When professional organizers urge us to simplify, they ask us to eliminate our time-wasters. This year, let us find some time-wasters. Particularly during the busy holiday season, we moms too often feel that if we aren't busy doing something, we aren't being of value. In the upcoming days, consider the value of just lounging on the couch with your kids, of playing a board game with your son, of reading the Christmas Box or The Story of Hanukkah aloud in the evening, or of simply sitting around for awhile thinking about how lucky you are for the family and friends that are yours.
Meanwhile, take a close look at your self-made holiday to-do's. Is it necessary to bake enough goodies for the neighborhood, or are you okay with just whipping up the occasional batch of Rice Krispie Treats? Do you want to travel to a distant relative's house on Christmas Day or ask that they come to you? Keep in mind that the mere fact that you've always done something isn't always a good argument for continuing to do it.
This year, narrow your Christmas card list. Make it more personal. Follow the lead of Mitten Strings for God author Katrina Kenison and make your annual Christmas letter less about the accomplishments of your family members and more about the ways you have all connected with one another over the past year.
Meanwhile, reframe the way you perceive the task. Think of it not as a tedious chore that involves long hours of licking envelopes and signing your name, but as a way to illustrate your love for your family and friends and to reconnect with the people whom you may have contact with only once each year.
One last note: start early. That way, it's a relaxed process that only requires you to jot a note or two in the evening as you sit with your family. Also consider enlisting the help of your husband and the kids. Little ones love to help moisten envelopes or draw pictures for relatives. If you run out of time - or the motivation - to send cards, pick up the phone instead.
Once again, the best way to circumvent stress is to start early. Consider buying online. Many premier online retailers can save you time, energy, and cash, and many of them offer a gift-matching service and gift-wrapping at no extra charge.

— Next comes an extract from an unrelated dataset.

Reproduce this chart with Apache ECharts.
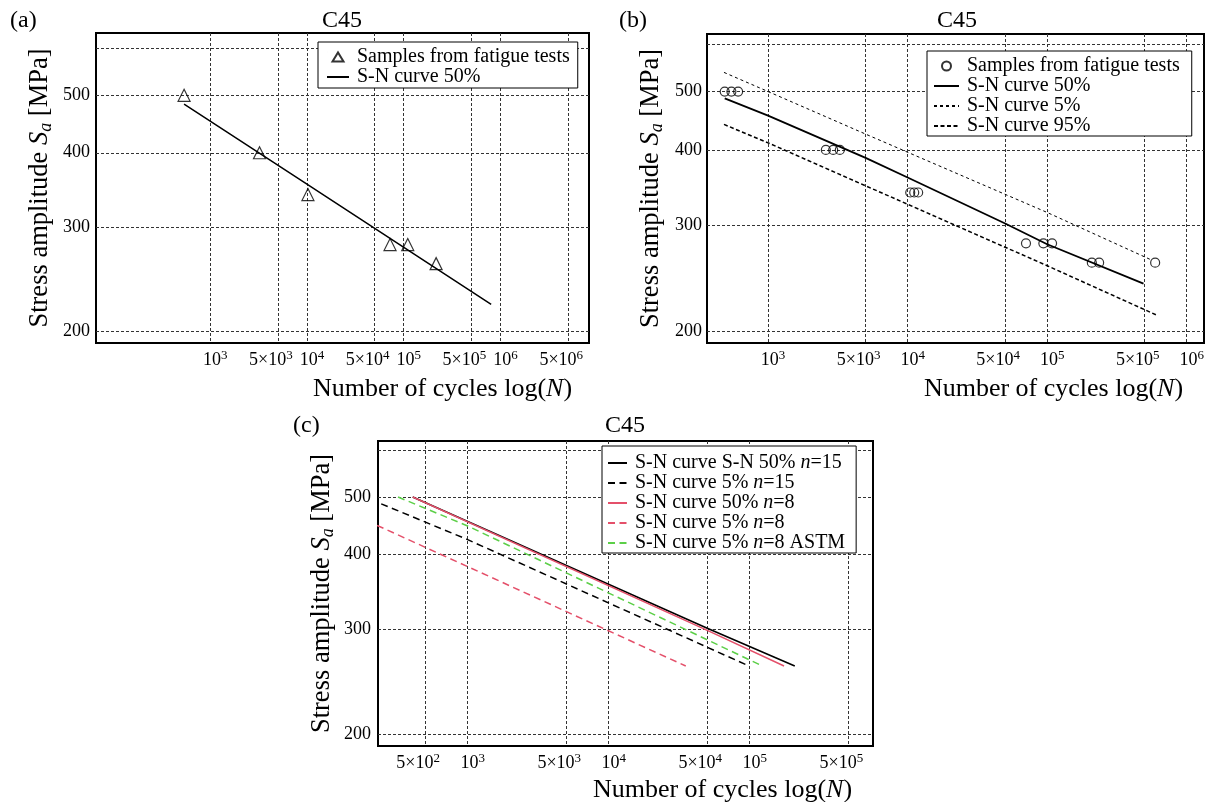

For ideas, check out Momscape's " How to Pick the Perfect Gift for Anyone on Your List ," as well as " Gift Shopping for Busy Moms ." This year, Momscape is also featuring our Holiday Wish List 2000 so you - or your family members - can do a little online window shopping. Then we'll let them know via email what you've chosen. Think of it as a high-tech gift registry where the world is your boutique.
Parties can be as laid-back or as lavish as you like. Don't underestimate the power of a potluck. - guests love to feel like they're contributing to a meal. No time to deep clean? Speed clean and dim the lights. Keep a stash of things on hand for latecomers or unannounced guests.
Helping someone in need can relieve holiday stress and help you ward off the holiday blues that sometimes seep in this time of year.
Particularly during the holidays, opportunities abound. Just look in your local paper. On the Internet, Volunteermatch can set you up with an opportunity or idea with your specific skills in mind. For more ideas, see " How Moms Can Change the World ."
Be good to yourself.
If you don't sit back and enjoy all of the fa-la-las, they'll be over before you know it. Savor the season, and remember that you set the tone for your family. If you're frenzied and frantic, your family will be too, and your children will grow up thinking that's what the holidays are all about.
If you are feeling anxious this time of year, release your feelings into a journal . Maintain, or start, an exercise program to release those energy-boosting endorphins, and make sure you're eating for energy.
Read " Nine Simple Stress-Busters for Moms ," and spend some time on yourself. Invite your friends or your daughter's friends (or both) for an indulgent Spa Evening. Prepare some homemade facial scrubs and masks and let the stress of the season melt away.
In the end, it's important to decide what the Christmas season means to you. I know my favorite time of the season isn't opening gifts or filling goodie baskets or attending office parties. It's that three minutes it takes on Christmas Eve to sing "Silent Night" by candlelight. It's looking around to see all of my family and friends with their faces lit up just enough that I can see their eyes glisten. To me, that's Christmas. What is it to you?